Before HATCHETT, Chief Judge, TJOFLAT, Circuit Judge, and GODBOLD,
Senior Circuit Judge.
PER CURIAM:
Dennis Johnson, a student at Boca Ciega High School in
Pinellas County, Florida became ineligible to participate in
interscholastic football and wrestling because he had attained age
19 by August 31 of the school year. This age limit is in effect in
many jurisdictions and, in Florida, is the subject of a bylaw of
the Florida High School Activities Association, Inc., of which Boca
Ciega High School and most other public and private secondary
schools in Florida are members. Johnson sued FHSAA and the
Pinellas County School Board seeking an injunction against
enforcement of the 19-year rule and forbidding potential penalties
against the school being penalized for allowing him to play.

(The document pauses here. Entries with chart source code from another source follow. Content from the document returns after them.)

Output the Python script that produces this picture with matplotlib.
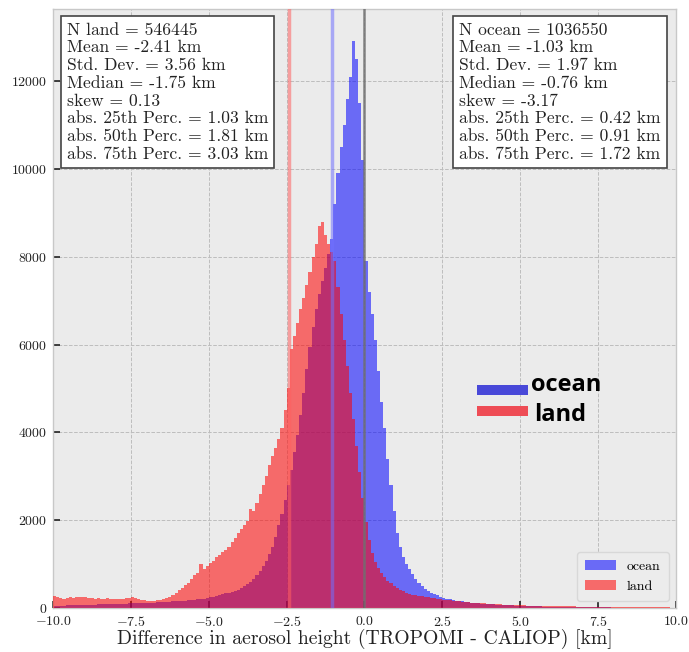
import numpy as np
import matplotlib
matplotlib.use("Agg")
import matplotlib.pyplot as plt
from matplotlib.patches import Rectangle, Patch

plt.rcParams["font.family"] = "cmr10"
plt.rcParams["mathtext.fontset"] = "cm"
plt.rcParams["axes.formatter.use_mathtext"] = True

# Histogram bin edges (0.1 km bins from -10 to 10 km)
bin_edges = np.round(np.linspace(-10.0, 10.0, 201), 2)

# Counts per bin: ocean
ocean_counts = [
    50, 50, 55, 55, 60, 60, 60, 65, 65, 70,
    70, 70, 75, 75, 80, 80, 85, 85, 90, 90,
    95, 95, 100, 100, 105, 110, 110, 115, 115, 120,
    120, 125, 125, 130, 135, 140, 140, 145, 150, 155,
    160, 165, 170, 175, 180, 190, 195, 205, 215, 225,
    240, 255, 270, 290, 310, 330, 350, 370, 390, 420,
    450, 490, 540, 600, 670, 750, 850, 960, 1080, 1220,
    1400, 1620, 1880, 2150, 2450, 2800, 3150, 3550, 3950, 4400,
    4900, 5450, 5950, 6400, 6800, 7150, 7450, 7750, 8050, 8400,
    9200, 9900, 10500, 11000, 11600, 12100, 12900, 12500, 11500, 10200,
    7900, 7200, 6700, 6100, 5400, 4700, 4100, 3400, 2800, 2200,
    1700, 1400, 1150, 1000, 880, 780, 650, 560, 490, 430,
    390, 350, 320, 290, 260, 235, 215, 200, 185, 170,
    160, 150, 140, 130, 122, 115, 108, 102, 96, 90,
    85, 80, 76, 72, 68, 64, 60, 57, 54, 51,
    48, 45, 42, 40, 38, 36, 34, 32, 30, 28,
    26, 25, 24, 23, 22, 21, 20, 19, 18, 17,
    16, 15, 15, 14, 14, 13, 13, 12, 12, 11,
    11, 10, 10, 10, 9, 9, 9, 8, 8, 8,
    8, 7, 7, 7, 6, 6, 6, 6, 5, 5,
]

# Counts per bin: land
land_counts = [
    270, 250, 230, 210, 220, 240, 230, 250, 260, 240,
    250, 230, 220, 210, 220, 200, 210, 220, 210, 200,
    210, 200, 210, 220, 230, 240, 220, 200, 190, 180,
    170, 160, 170, 180, 190, 210, 230, 260, 300, 350,
    400, 450, 520, 580, 650, 750, 800, 1000, 880, 950,
    1020, 1080, 1150, 1200, 1280, 1330, 1400, 1500, 1600, 1700,
    1800, 1880, 1980, 2250, 2200, 2400, 2600, 2800, 3000, 3250,
    3450, 3650, 3850, 4100, 4500, 5000, 5900, 6200, 6500, 6800,
    7050, 7350, 7650, 8000, 8300, 8700, 8800, 8500, 8300, 8100,
    7900, 7300, 6700, 6100, 5500, 4900, 4300, 3700, 3100, 2500,
    1950, 1550, 1250, 1050, 900, 800, 700, 620, 560, 500,
    450, 410, 380, 350, 325, 305, 290, 275, 262, 250,
    240, 230, 220, 210, 200, 190, 182, 175, 168, 160,
    152, 145, 138, 131, 125, 119, 113, 108, 103, 98,
    94, 90, 86, 82, 78, 75, 72, 69, 66, 63,
    60, 58, 56, 54, 52, 50, 48, 46, 44, 42,
    41, 40, 39, 38, 37, 36, 35, 34, 33, 32,
    31, 30, 29, 28, 27, 26, 25, 24, 23, 22,
    21, 20, 19, 18, 18, 17, 17, 16, 16, 15,
    15, 14, 14, 13, 13, 12, 12, 12, 11, 11,
]

# Summary statistics
land_mean = -2.41
ocean_mean = -1.03

land_stats = [
    "N land = 546445",
    "Mean = -2.41 km",
    "Std. Dev. = 3.56 km",
    "Median = -1.75 km",
    "skew = 0.13",
    "abs. 25th Perc. = 1.03 km",
    "abs. 50th Perc. = 1.81 km",
    "abs. 75th Perc. = 3.03 km",
]
ocean_stats = [
    "N ocean = 1036550",
    "Mean = -1.03 km",
    "Std. Dev. = 1.97 km",
    "Median = -0.76 km",
    "skew = -3.17",
    "abs. 25th Perc. = 0.42 km",
    "abs. 50th Perc. = 0.91 km",
    "abs. 75th Perc. = 1.72 km",
]

x_ticks = [-10.0, -7.5, -5.0, -2.5, 0.0, 2.5, 5.0, 7.5, 10.0]
y_ticks = [0, 2000, 4000, 6000, 8000, 10000, 12000]

fig = plt.figure(figsize=(6.89, 6.52), dpi=100)
ax = fig.add_axes([0.077, 0.0675, 0.904, 0.9187])
ax.set_facecolor("#ebebeb")

ax.stairs(ocean_counts, bin_edges, fill=True, facecolor="blue", alpha=0.55,
          linewidth=0, label="ocean", zorder=2)
ax.stairs(land_counts, bin_edges, fill=True, facecolor="red", alpha=0.55,
          linewidth=0, label="land", zorder=3)

ax.axvline(land_mean, color="#ff6060", alpha=0.55, lw=2.5, zorder=4)
ax.axvline(ocean_mean, color="#7070ff", alpha=0.55, lw=2.5, zorder=4)
ax.axvline(0.0, color="#707070", alpha=0.85, lw=1.8, zorder=4)

ax.set_xlim(-10, 10)
ax.set_ylim(0, 13640)
ax.set_xticks(x_ticks)
ax.set_yticks(y_ticks)
ax.tick_params(axis="both", direction="in", length=5, width=1.2,
               color="#222222", labelsize=10, labelcolor="#222222")
ax.tick_params(axis="x", pad=5)
ax.tick_params(axis="y", pad=4)
ax.grid(True, color="#bdbdbd", linestyle="--", linewidth=0.7, zorder=0)
ax.set_axisbelow(True)
for s in ax.spines.values():
    s.set_color("#c8c8c8")
    s.set_linewidth(1.0)

ax.set_xlabel("Difference in aerosol height (TROPOMI - CALIOP) [km]",
              fontsize=14.2, color="#222222", labelpad=0)

box = dict(boxstyle="square,pad=0.35", facecolor="white",
           edgecolor="#444444", linewidth=1.2)
ax.text(0.022, 0.978, "\n".join(land_stats), transform=ax.transAxes,
        ha="left", va="top", fontsize=12.6, linespacing=1.2,
        multialignment="left", color="#222222", bbox=box, zorder=6)
ax.text(0.976, 0.978, "\n".join(ocean_stats), transform=ax.transAxes,
        ha="right", va="top", fontsize=12.6, linespacing=1.2,
        multialignment="left", color="#222222", bbox=box, zorder=6)

leg = ax.legend(handles=[Patch(facecolor="blue", alpha=0.55, label="ocean"),
                         Patch(facecolor="red", alpha=0.55, label="land")],
                loc="lower right", fontsize=10, frameon=True,
                facecolor="#ececec", edgecolor="#d8d8d8", framealpha=1.0,
                handlelength=2.2, borderpad=0.6)
leg.set_zorder(6)

# Large key in the middle right of the plot
ax.add_patch(Rectangle((0.680, 0.355), 0.082, 0.017, transform=ax.transAxes,
                       facecolor="#4848d8", edgecolor="none", zorder=7))
ax.add_patch(Rectangle((0.680, 0.320), 0.082, 0.017, transform=ax.transAxes,
                       facecolor="#ee4c55", edgecolor="none", zorder=7))
ax.text(0.767, 0.372, "ocean", transform=ax.transAxes, ha="left",
        va="center", fontsize=17, fontweight="bold", family="Open Sans",
        color="black", zorder=7)
ax.text(0.772, 0.322, "land", transform=ax.transAxes, ha="left",
        va="center", fontsize=17, fontweight="bold", family="Open Sans",
        color="black", zorder=7)

fig.savefig("out.png", dpi=100)
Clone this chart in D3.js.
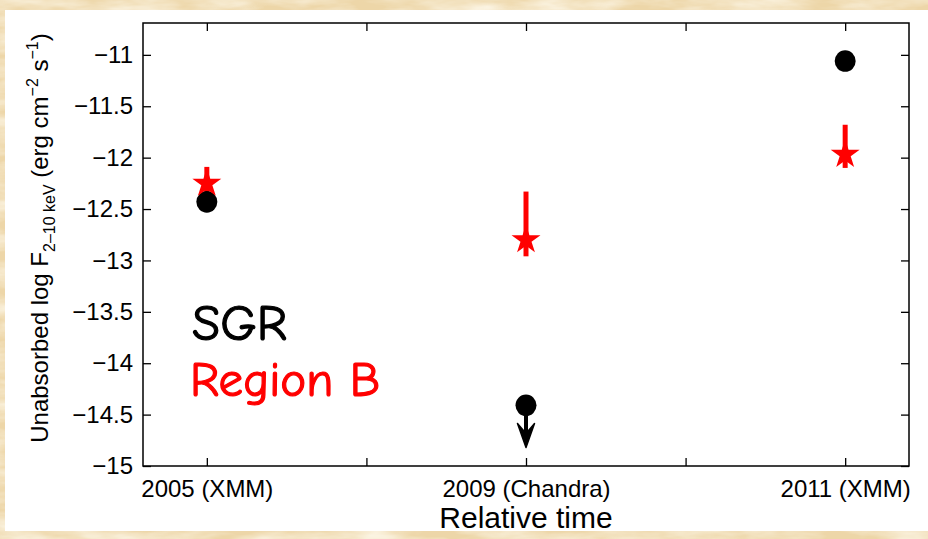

Johnson's claims were premised upon the Rehabilitation Act, 29
U.S.C. § 794 and the Americans With Disabilities Act, 42 U.S.C. §
12101 et seq. Because of our disposition of the case we do not
need to address whether under 42 U.S.C. § 12132 FHSAA is a "public
entity." The district court granted the relief sought. The
Association has appealed.
It is not disputed that meanwhile the football season and
wrestling season have concluded with Johnson having participated in
football, and he intends no further participation in high school
athletics. We agree with the decision of the Seventh Circuit in
Jordan v. Indiana High School Athletic Ass'n, Inc., 16 F.3d 785
(7th Cir.1994), that in this circumstance no case or controversy
exists between Johnson and FHSAA. Johnson suggests that the case
remains live because of the possibility that penalties might be
enforced against the high school for having permitted Johnson to
play pursuant to the district court's injunction. But the high
school is not a party to this case. It does not appear that any
penalty might be assessed against the Pinellas County School Board
and, in any event, the Board did not join in the appeal to this
court.
The "capable of repetition yet avoiding review" exception to
mootness does not apply because it requires a reasonable
expectation that the same complaining party would be subjected to
the same action again, Murphy v. Hunt, 455 U.S. 478, 102 S.Ct.
1181, 71 L.Ed.2d 353 (1982), and there is no such expectation here.
The judgment of the district court is VACATED and the case is
REMANDED with instructions to dismiss as moot.